Furthermore, “owners” of the indentured had no motivation to care for these “servants.” No oversight body protected their interests. They had no legal rights, and could be whipped, tortured, even killed with no consequences for the owner. Indeed, illiterate farm workers, living in the wilderness, would not be able to assert their freedom, even after their term was up. They were, in short, slaves in fact if not in name.



Nor were many of them willing. Convicts, prostitutes, the poor, and victims of Europe’s religious wars were often “transported,” which is to say, ripped from their homes and sent to the Caribbean. European powers desperately needed workers on the new plantations, and no sane person would sign up to work on a sugar plantation.

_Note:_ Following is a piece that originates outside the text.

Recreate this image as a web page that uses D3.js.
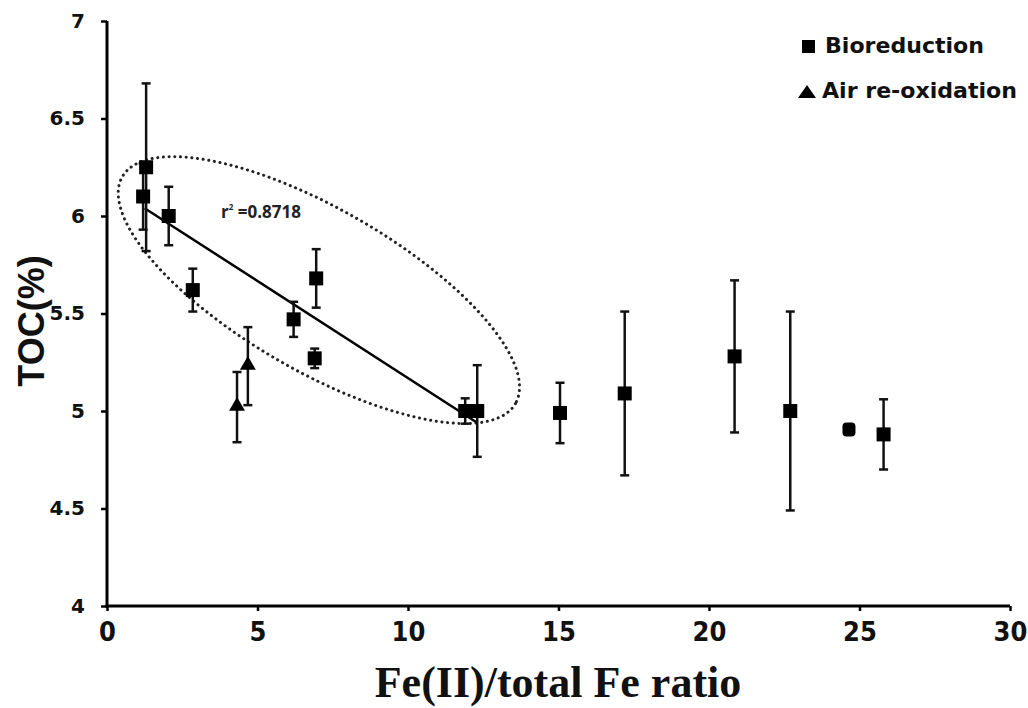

France had its own problems with Caribbean slaves. Upon establishing colonies in the New World, notably Martinique, the Catholic French decided that this would be a perfect place to park their religious minority, the Protestants. First they sent their Protestant nobles, giving them land grants. But when the French Government then tried to enslave the poorer French Protestants, and sell these people to the Protestant land owners, the rich Protestants were so uncomfortable with the arrangement that they freed these slaves. Then they all moved to North America, depopulating the island of Martinique for decades.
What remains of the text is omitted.